I wept not for the death of the
child, but for the deep grief of the afflicted parent.
Leaving this place of mourning, I visited some Greek and Armenian
families. I was received in spacious rooms, which were fitted up in
the most simple manner. Along the walls stood painted wooden
benches partly covered with rugs. On these benches the people sit,
eat, and sleep. The women wear Grecian dresses.
European and Asiatic costumes are seen so frequently together in the
streets, that neither the one nor the other appears peculiar. The
greatest novelty to me, in this respect, was the Circassian dress.
It consists of wide trousers, short coats full of folds, with narrow
sashes, and breast pockets for from six to ten cartridges; tight
half-boots, with points turned inwards, and close-fitting fur caps.
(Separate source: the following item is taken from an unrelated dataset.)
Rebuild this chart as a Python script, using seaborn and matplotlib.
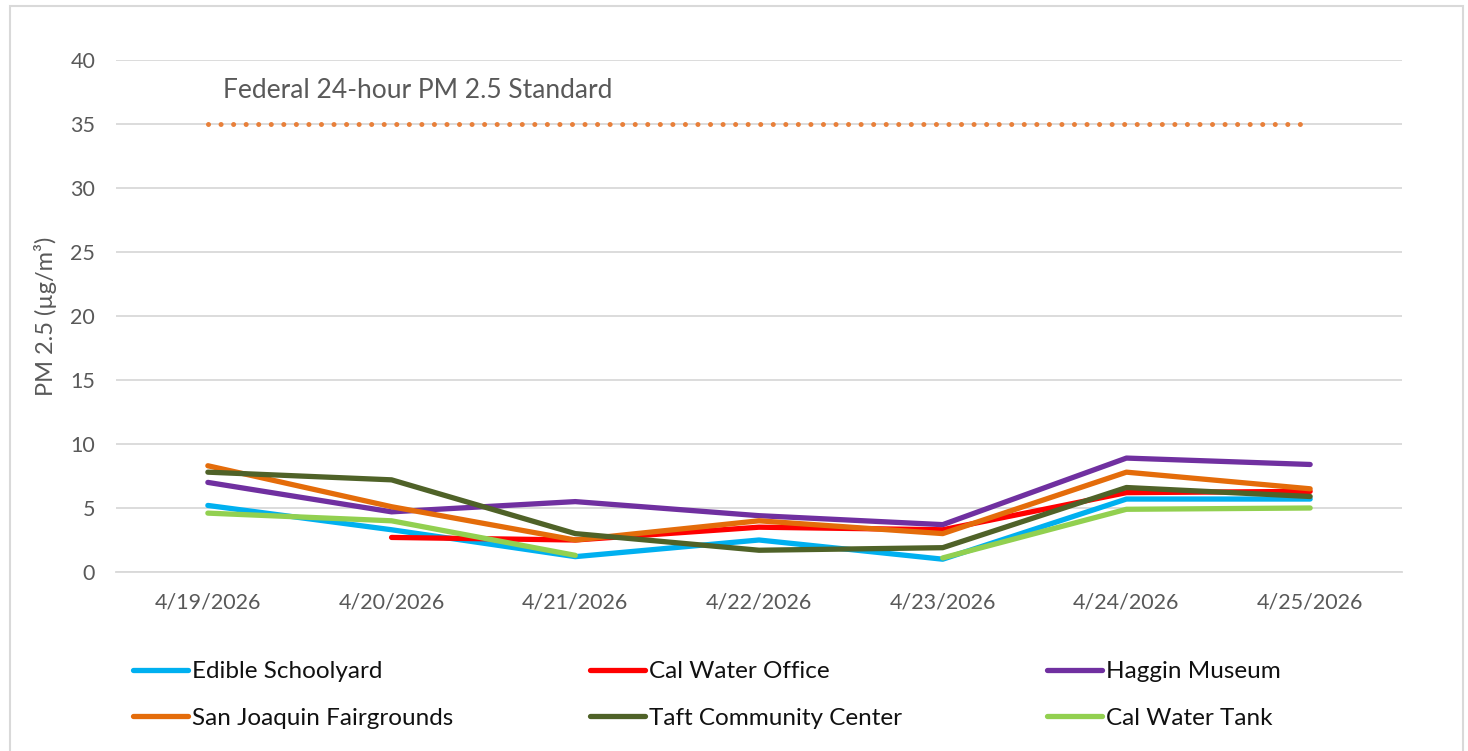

The more wealthy wore coats of fine dark-blue cloth, and the edges
were ornamented with silver.
The Circassians are distinguished from all other Caucasian people by
their beauty. The men are tall, have very regular features and
great ease in their motions. The women are of a more delicate
build; their skin is whiter, their hair dark, their features
regular, their figures slender, with their busts well developed: in
the Turkish harems they are considered the greatest beauties. I
must confess, however, that I have seen many handsomer women in the
Persian harems than in the Turkish, even when they contained
Circassians.
The Asiatic women, when in the streets here, wrap themselves in
large white mantles; many cover the mouth as well, and some few the
remainder of the face.
Of the domestic life of the Russian officials and officers I cannot
say much. I had, indeed, a letter to the chancellor director, Herr
von Lille, and to the governor, Herr von Jermaloff; but both
gentlemen were not much pleased with me - my free expression of
opinion, perhaps, did not suit them. I made no scruple of speaking
my mind with regard to the ill-regulated posting establishments, and
the miserable roads. I, moreover, related my imprisonment, with a
few comments; and, what crowned all, I said that I had intended to
have gone on from here across the Caucasus to Moscow and
Petersburgh, but that I had been completely deterred from doing so
by my short experience of travelling in the country, and would take
the shortest road to get beyond the frontier as soon as possible.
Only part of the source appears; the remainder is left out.